Our first day of true travel in months was mostly on interstates, I-25 and I-40, which Pippy and I both find so boring. The first stretch passed through desert scrub finally broken by trees and green fields as we paralleled the Rio Grande. We stopped for a lunch break at Denny’s in Los Lunas and then thoroughly enjoyed a break from the interstate traffic and speeds on NM 6. Posted speed limit on NM interstates is 75 mph – no way I’m driving that fast! Fortunately the stint on I-40 was only about 20 miles till we reached our destination park at Sky City/Acomita, one of several reservation casino sites we have visited.

As you may know the road runner is the state bird and a symbol of New Mexico. We spotted one who definitely lived up to the name as he ran rather than flew across the four lanes of the interstate. I was reminded of the cartoon character that routinely outsmarted…was it Wile E. Coyote?

Lakota Way for April

1 Apr

Honor

There was, and is, no higher honor than to defend one’s people. It is a philosophy summed up in words spoken to fighting men of old.

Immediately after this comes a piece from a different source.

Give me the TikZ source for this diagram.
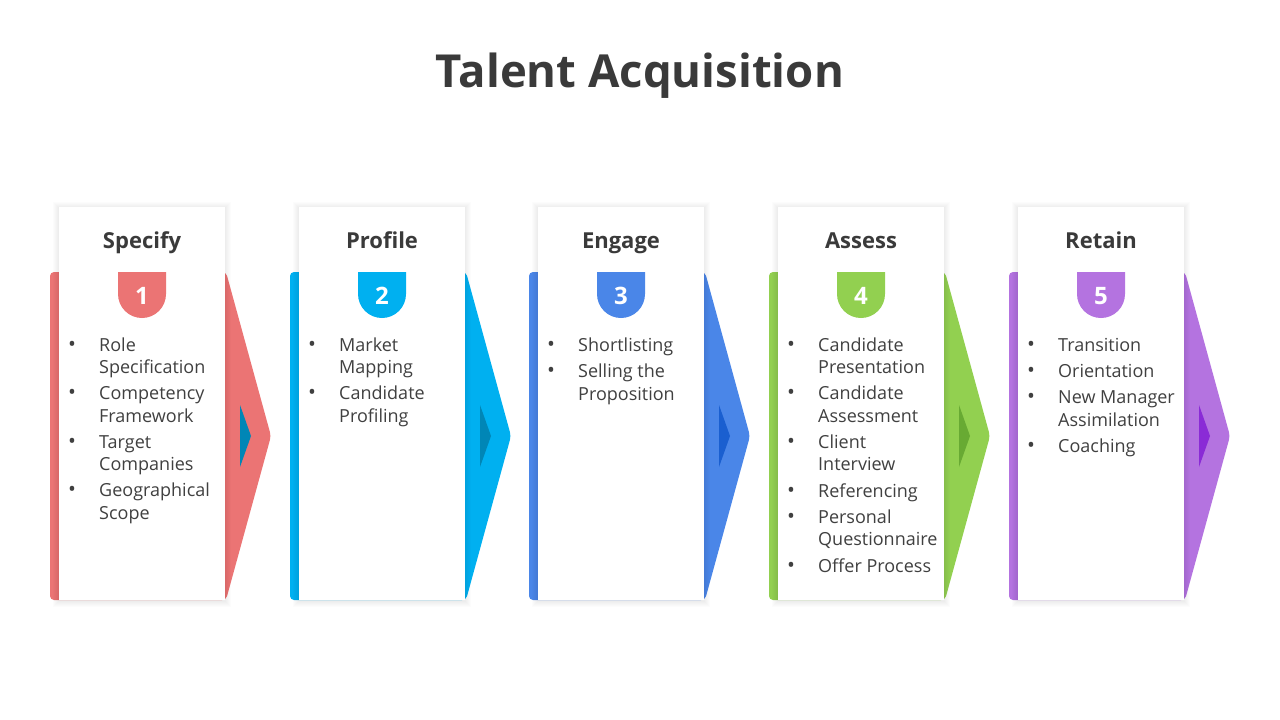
\documentclass[tikz,border=0pt]{standalone}
\usepackage{fontspec}
\setmainfont{Open Sans}
\usepackage{array}
\definecolor{cRed}{HTML}{EB7474}
\definecolor{cRedD}{HTML}{0086B6}
\definecolor{cCyan}{HTML}{00B0F0}
\definecolor{cCyanD}{HTML}{0086B6}
\definecolor{cBlue}{HTML}{4A86E8}
\definecolor{cBlueD}{HTML}{1A5FD0}
\definecolor{cGreen}{HTML}{92D050}
\definecolor{cGreenD}{HTML}{68AA33}
\definecolor{cPurple}{HTML}{B473E0}
\definecolor{cPurpleD}{HTML}{8A2BD6}
\definecolor{txt}{HTML}{404040}
\definecolor{head}{HTML}{3A3A3A}
\newcommand{\bul}{{\fontsize{21}{22.5}\selectfont •}}
\tikzset{
  titletext/.style={font=\fontsize{45.5}{50}\selectfont\bfseries, text=head, inner sep=0pt, anchor=base},
  headtext/.style={font=\fontsize{22}{26}\selectfont\bfseries, text=head, inner sep=0pt, anchor=base},
  numtext/.style={font=\fontsize{24}{28}\selectfont\bfseries, text=white, inner sep=0pt, anchor=base},
  listtext/.style={font=\fontsize{18}{22.5}\selectfont, text=txt, inner sep=0pt, anchor=base west},
  cardbox/.style={fill=white},
}
\newcommand{\stage}[5]{% #1 x0, #2 main colour, #3 dark colour, #4 name suffix, #5 number
  \fill[#2, rounded corners=4pt] (#1,272) -- (#1+176,272) -- (#1+221,436) -- (#1+176,600) -- (#1,600) -- cycle;
  \fill[#3] (#1+190,405) -- (#1+201,436) -- (#1+190,467) -- cycle;
  \foreach \k in {1,...,6} {
    \fill[black, opacity=0.011] (#1+9-\k,207-\k+1) rectangle (#1+175+\k,600+\k+1);
  }
  \fill[cardbox] (#1+9,207) rectangle (#1+175,600);
  \fill[#2] (#1+68,272) -- (#1+116,272) -- (#1+116,294) arc[start angle=0, end angle=-180, radius=24pt] -- cycle;
  \node[numtext] (num#4) at (#1+92,304) {#5};
}
\begin{document}
\begin{tikzpicture}[x=1pt,y=-1pt]
\useasboundingbox (0,0) rectangle (1280,720);
\fill[white] (0,0) rectangle (1280,720);
\node[titletext] (title) at (640,87) {Talent Acquisition};

\stage{50}{cRed}{cRedD}{a}{1}
\stage{290}{cCyan}{cCyanD}{b}{2}
\stage{529}{cBlue}{cBlueD}{c}{3}
\stage{769}{cGreen}{cGreenD}{d}{4}
\stage{1009}{cPurple}{cPurpleD}{e}{5}

\node[headtext] (ha) at (142,248) {Specify};
\node[headtext] (hb) at (382,248) {Profile};
\node[headtext] (hc) at (621,248) {Engage};
\node[headtext] (hd) at (861,248) {Assess};
\node[headtext] (he) at (1101,248) {Retain};

\node[listtext] (la) at (68,351) {\begin{tabular}[t]{@{}p{31pt}@{}l@{}}
\bul & Role\\ & Specification\\[3.5pt]
\bul & Competency\\ & Framework\\[3.5pt]
\bul & Target\\ & Companies\\[3.5pt]
\bul & Geographical\\ & Scope
\end{tabular}};

\node[listtext] (lb) at (308,351) {\begin{tabular}[t]{@{}p{31pt}@{}l@{}}
\bul & Market\\ & Mapping\\[3.5pt]
\bul & Candidate\\ & Profiling
\end{tabular}};

\node[listtext] (lc) at (547,351) {\begin{tabular}[t]{@{}p{31pt}@{}l@{}}
\bul & Shortlisting\\[4pt]
\bul & Selling the\\ & Proposition
\end{tabular}};

\node[listtext] (ld) at (787,351) {\begin{tabular}[t]{@{}p{31pt}@{}l@{}}
\bul & Candidate\\ & Presentation\\[3.5pt]
\bul & Candidate\\ & Assessment\\[3.5pt]
\bul & Client\\ & Interview\\[4pt]
\bul & Referencing\\[3.5pt]
\bul & Personal\\ & Questionnaire\\[4pt]
\bul & Offer Process
\end{tabular}};

\node[listtext] (le) at (1027,351) {\begin{tabular}[t]{@{}p{31pt}@{}l@{}}
\bul & Transition\\[4pt]
\bul & Orientation\\[3.5pt]
\bul & New Manager\\ & Assimilation\\[3.5pt]
\bul & Coaching
\end{tabular}};
\end{tikzpicture}
\end{document}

“Go forth boldly and be the first to face the enemy, for it is better to lie  a warrior naked in death than to be wrapped up well with a heart of water inside.”

Today there are many ways for all of us to defend our people, whether by word, thought, or deed, and we should remember that. Honor rides a red horse.

Joseph M. Marshall III

Mostly Doing Chores

19 Mar

Due to continuing windy days here, much of my time is spent cleaning and organizing and waiting for nice-day walks with Pippy. Occasionally I like to share some little tricks of full-timing in a small space. Storage to avoid movement and breakage can be a challenge. The pic below is a shot of an overhead area which contains papers and records which must be retained including medical records, tax documents for several years, warranties and instruction manuals. Also state road maps and various ‘office’ supplies come into play. As you can see, short spring-loaded curtain rods placed vertically keep things in place while we bounce down the roads.